There’s a number of options for the command-line invocation of Unison to run this in a daemon-like manner:

/usr/bin/unison ProfileName -contactquietly -batch -repeat 180 -times -ui text -logfile /tmp/unison-“$(date +%Y-%m-%d).log”

The important flags are -batch and -repeat n which forces the syncronisation to occur without prompts and which will repeat every n seconds (in my case, 180, or three minutes). If you omit -logfile with some target, a unison.log will be left in your home directory (which is annoying). I put this in the crontab with the @reboot keyword (see man 5 crontab) on the Windows (through Cygwin) and Mac so every three minutes my files are synchronised. That’s not quite instantaneous, but if I’m feeling impatient, I created an alias to run that command without the -repeat 180:

alias syncme=’/usr/bin/unison ProfileName -contactquietly -batch -times -ui text -logfile /tmp/unison-“$(date +%Y-%m-%d).log”‘

It spits out a list of the files which will be updated (either uploaded or downloaded) to standard output. I could bind this to a keyboard shortcut (with AutoHotKey on Windows, for example) or as an icon somewhere, but since I have a terminal open all the time, it seems easier to just type syncme when I’m impatient.
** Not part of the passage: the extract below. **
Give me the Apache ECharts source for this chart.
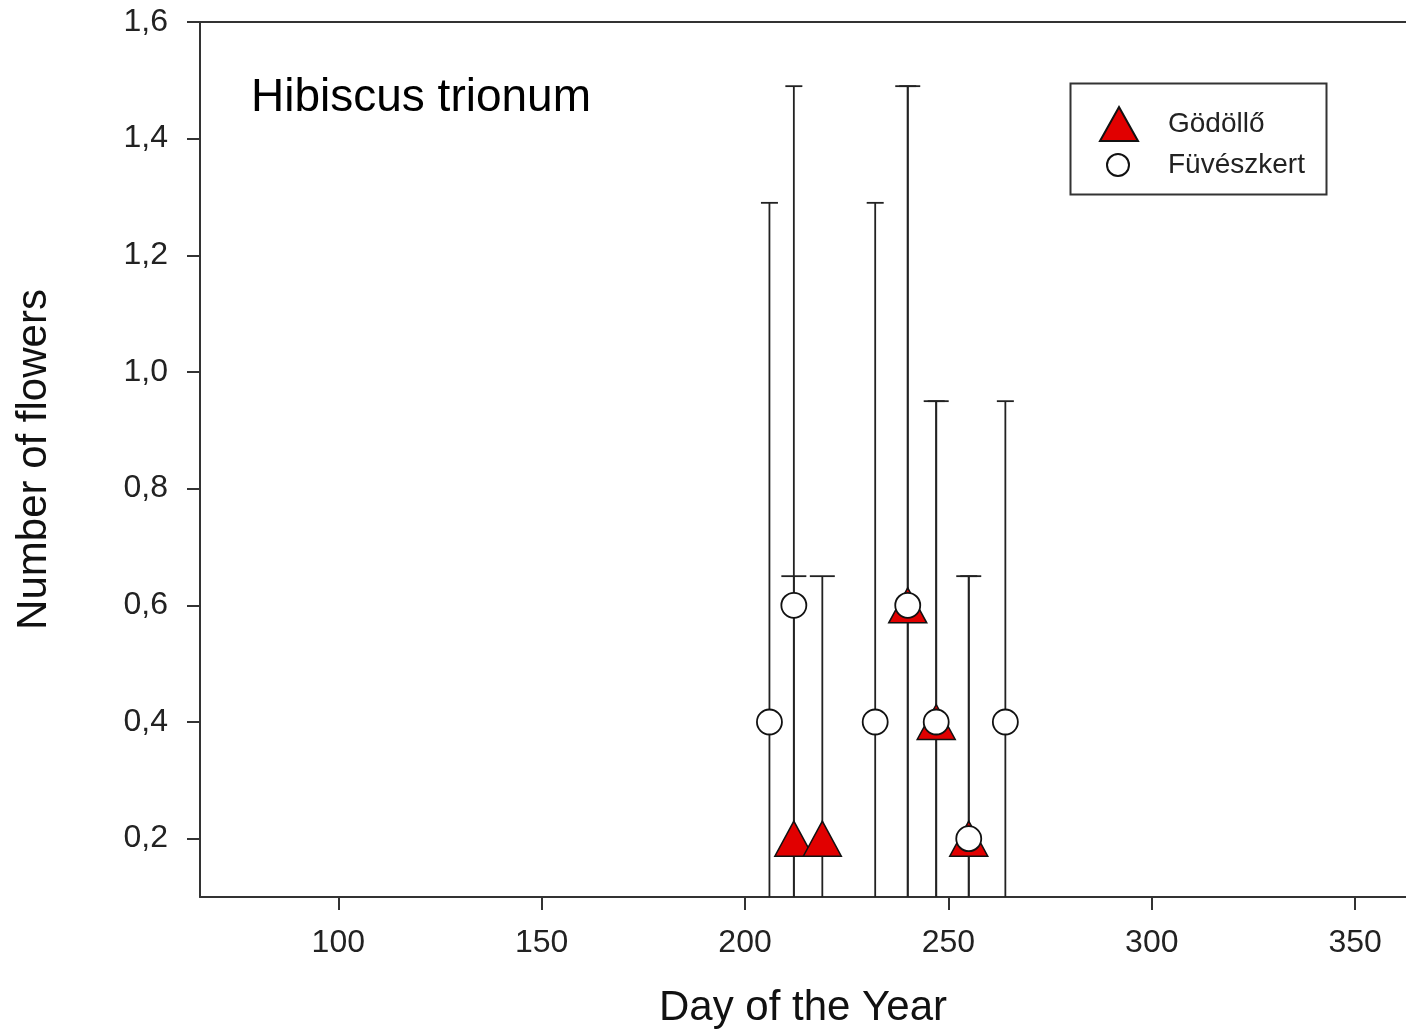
<!DOCTYPE html>
<html>
<head>
<meta charset="utf-8">
<script src="https://cdn.jsdelivr.net/npm/echarts@6/dist/echarts.min.js"></script>
<style>
  html, body { margin: 0; padding: 0; background: #fff; }
  #chart { width: 1406px; height: 1034px; }
</style>
</head>
<body>
<div id="chart"></div>
<script>
// Gödöllő (red triangles)
const godolloDays = [212, 219, 240, 247, 255];
const godolloMeans = [0.2, 0.2, 0.6, 0.4, 0.2];
const godolloSD = [0.45, 0.45, 0.89, 0.55, 0.45];

// Füvészkert (open circles)
const fuveszDays = [206, 212, 232, 240, 247, 255, 264];
const fuveszMeans = [0.4, 0.6, 0.4, 0.6, 0.4, 0.2, 0.4];
const fuveszSD = [0.89, 0.89, 0.89, 0.89, 0.55, 0.45, 0.55];

const xTicks = [100, 150, 200, 250, 300, 350];
const yTicks = [0.2, 0.4, 0.6, 0.8, 1.0, 1.2, 1.4, 1.6];

const FONT = '"Liberation Sans", Arial, sans-serif';

const points = (days, means) => days.map((d, i) => [d, means[i]]);
const bars = (days, means, sd) => days.map((d, i) => [d, means[i] - sd[i], means[i] + sd[i]]);

// error bar: vertical line + caps, clipped by the grid
const errorBar = (capHalf) => (params, api) => {
  const x = api.value(0);
  const lo = api.coord([x, api.value(1)]);
  const hi = api.coord([x, api.value(2)]);
  const style = { stroke: '#222', lineWidth: 1.8 };
  return {
    type: 'group',
    children: [
      { type: 'line', shape: { x1: hi[0], y1: hi[1], x2: lo[0], y2: lo[1] }, style },
      { type: 'line', shape: { x1: hi[0] - capHalf, y1: hi[1], x2: hi[0] + capHalf, y2: hi[1] }, style },
      { type: 'line', shape: { x1: lo[0] - capHalf, y1: lo[1], x2: lo[0] + capHalf, y2: lo[1] }, style }
    ]
  };
};

const axisLineStyle = { color: '#333', width: 2 };

const chart = echarts.init(document.getElementById('chart'));
chart.setOption({
  animation: false,
  backgroundColor: '#fff',
  grid: { left: 200, top: 22, width: 1206, height: 876 },
  xAxis: [
    {
      type: 'value', min: 66, max: 362.5,
      name: 'Day of the Year', nameLocation: 'middle', nameGap: 90,
      nameTextStyle: { fontFamily: FONT, fontSize: 42, color: '#111' },
      axisLine: { lineStyle: axisLineStyle },
      axisTick: { show: true, length: 13, customValues: xTicks, lineStyle: axisLineStyle },
      axisLabel: { customValues: xTicks, margin: 30, fontFamily: FONT, fontSize: 32, color: '#222' },
      splitLine: { show: false }
    },
    {
      // top frame line
      type: 'value', position: 'top', min: 66, max: 362.5,
      axisLine: { show: true, onZero: false, lineStyle: axisLineStyle },
      axisTick: { show: false }, axisLabel: { show: false }, splitLine: { show: false }
    }
  ],
  yAxis: {
    type: 'value', min: 0.1, max: 1.6,
    name: 'Number of flowers', nameLocation: 'middle', nameGap: 145, nameRotate: 90,
    nameTextStyle: { fontFamily: FONT, fontSize: 42, color: '#111' },
    axisLine: { show: true, lineStyle: axisLineStyle },
    axisTick: { show: true, length: 13, customValues: yTicks, lineStyle: axisLineStyle },
    axisLabel: {
      customValues: yTicks, margin: 32, fontFamily: FONT, fontSize: 32, color: '#222',
      formatter: v => v.toFixed(1).replace('.', ',')
    },
    splitLine: { show: false }
  },
  title: {
    text: 'Hibiscus trionum', left: 246, top: 70,
    textStyle: { fontFamily: FONT, fontSize: 46, fontWeight: 'normal', color: '#000' }
  },
  legend: [
    {
      data: ['Gödöllő'], left: 1099, top: 106, padding: 0,
      itemWidth: 38, itemHeight: 34, selectedMode: false,
      formatter: '{t|{name}}',
      textStyle: { rich: { t: { fontFamily: FONT, fontSize: 28, color: '#222', padding: [0, 0, 0, 25] } } }
    },
    {
      data: ['Füvészkert'], left: 1106, top: 151, padding: 0,
      itemWidth: 22, itemHeight: 22, selectedMode: false,
      formatter: '{t|{name}}',
      textStyle: { rich: { t: { fontFamily: FONT, fontSize: 28, color: '#222', padding: [0, 0, 0, 34] } } }
    }
  ],
  graphic: [{
    type: 'rect', left: 1068, top: 81,
    shape: { width: 256, height: 111 },
    style: { fill: 'none', stroke: '#333', lineWidth: 2 }
  }],
  series: [
    {
      name: 'Gödöllő SD', type: 'custom', clip: true, z: 2,
      data: bars(godolloDays, godolloMeans, godolloSD),
      renderItem: errorBar(12.5)
    },
    {
      name: 'Füvészkert SD', type: 'custom', clip: true, z: 2,
      data: bars(fuveszDays, fuveszMeans, fuveszSD),
      renderItem: errorBar(8.5)
    },
    {
      name: 'Gödöllő', type: 'scatter', z: 3,
      symbol: 'triangle', symbolSize: [38, 35],
      itemStyle: { color: '#e10000', borderColor: '#111', borderWidth: 1.5, opacity: 1 },
      data: points(godolloDays, godolloMeans)
    },
    {
      name: 'Füvészkert', type: 'scatter', z: 4,
      symbol: 'circle', symbolSize: 25,
      itemStyle: { color: '#fff', borderColor: '#111', borderWidth: 1.8, opacity: 1 },
      data: points(fuveszDays, fuveszMeans)
    }
  ]
});
</script>
</body>
</html>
So far, this is working pretty well over Dropbox, but I do miss the fallback of having versioning. I may eventually get around to setting up git on the master in the star network, which would give me good versioning, I think. Something for a rainy day, perhaps.

Dropbox vs. SpiderOak

There was a hoohah recently on the internet with regards Dropbox and its Terms of Service and the manner in which they encrypt your data on their servers. As a result, I heard talk of alternative systems for syncing files across a few systems. The prerequisites were it needed to be cross-platform (Linux, Windows and Mac), preferably at least the same or better encryption that Dropbox has and it needed to be relatively easy to use.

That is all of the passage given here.